Bagaimana kondisi kerajaan Banten pada masa pemerintahan Sultan Ageng Tirtayasa?

Pelabuhan yang terletak paling ujung barat pulau Jawa yaitu pelabuhan Merak Banten sangat akrab bagi masyarakat Indonesia sebagai pelabuhan penyeberangan yang menghubungkan Pulau Jawa dengan Sumatera. Padahal menurut catatan sejarah, pelabuhan Karangantu di Banten ini dulu merupakan pelabuhan besar sekaligus pelabuhan tertua di Pulau Jawa sebagai pintu gerbang perdagangan internasional untuk Nusantara (Indonesia). Dari pelabuhan yang ada di Banten inilah menjadi pintu keluar masuknya para saudagar atau pedagang-pedagang yang berlayar memasuki Nusantara. Terletak sekitar 10 kilometer dari pusat Kota Serang itu, pada abad ke-15 adalah sebuah bandar pelabuhan penting dalam perdagangan internasional. Kala itu, Banten yang masih berbentuk kota menjadi sebuah tempat transit bagi jalur perdagangan antarnegara.
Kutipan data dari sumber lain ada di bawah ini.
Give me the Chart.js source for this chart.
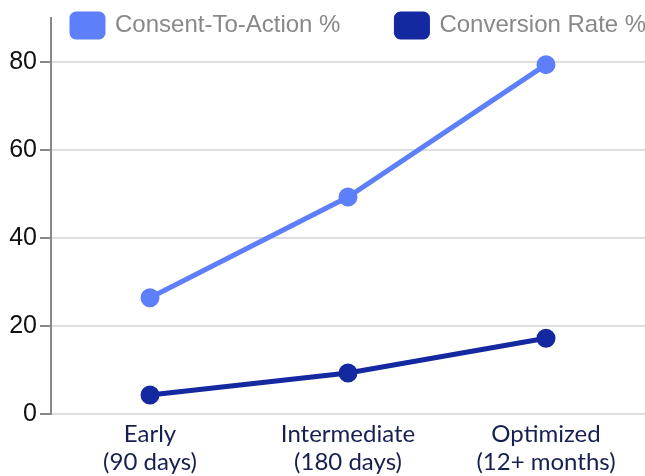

Kapal-kapal asing yang hadir di pelabuhan tertua di Jawa dengan nama Karangantu ini berasal dari negara Persia, Arab, Cina, Inggris, Gujarat, Portugis dan Belanda.

Bagaimana kondisi kerajaan Banten pada masa pemerintahan Sultan Ageng Tirtayasa?

Kesultanan Banten merupakan kerajaan maritim dan mengandalkan perdagangan dalam menopang perekonomian kesultanan. Banten berkembang pesat jadi kota pelabuhan dan kota perdagangan pada era Sultan Banten Pertama Maulana Hasanuddin putra kandung Syarif Hidayatullah atau lebih dikenal sebagai Sunan Gunung Jati. Pada era kepemimpinannya, pusat pemerintahan dipindahkan dari bagian hulu ke hilir Sungai Cibanten dengan maksud memudahkan hubungan dagang dengan pesisir Sumatera melalui Selat Sunda. Awalnya, pelabuhan Karangantu adalah menjadi pelabuhan nelayan.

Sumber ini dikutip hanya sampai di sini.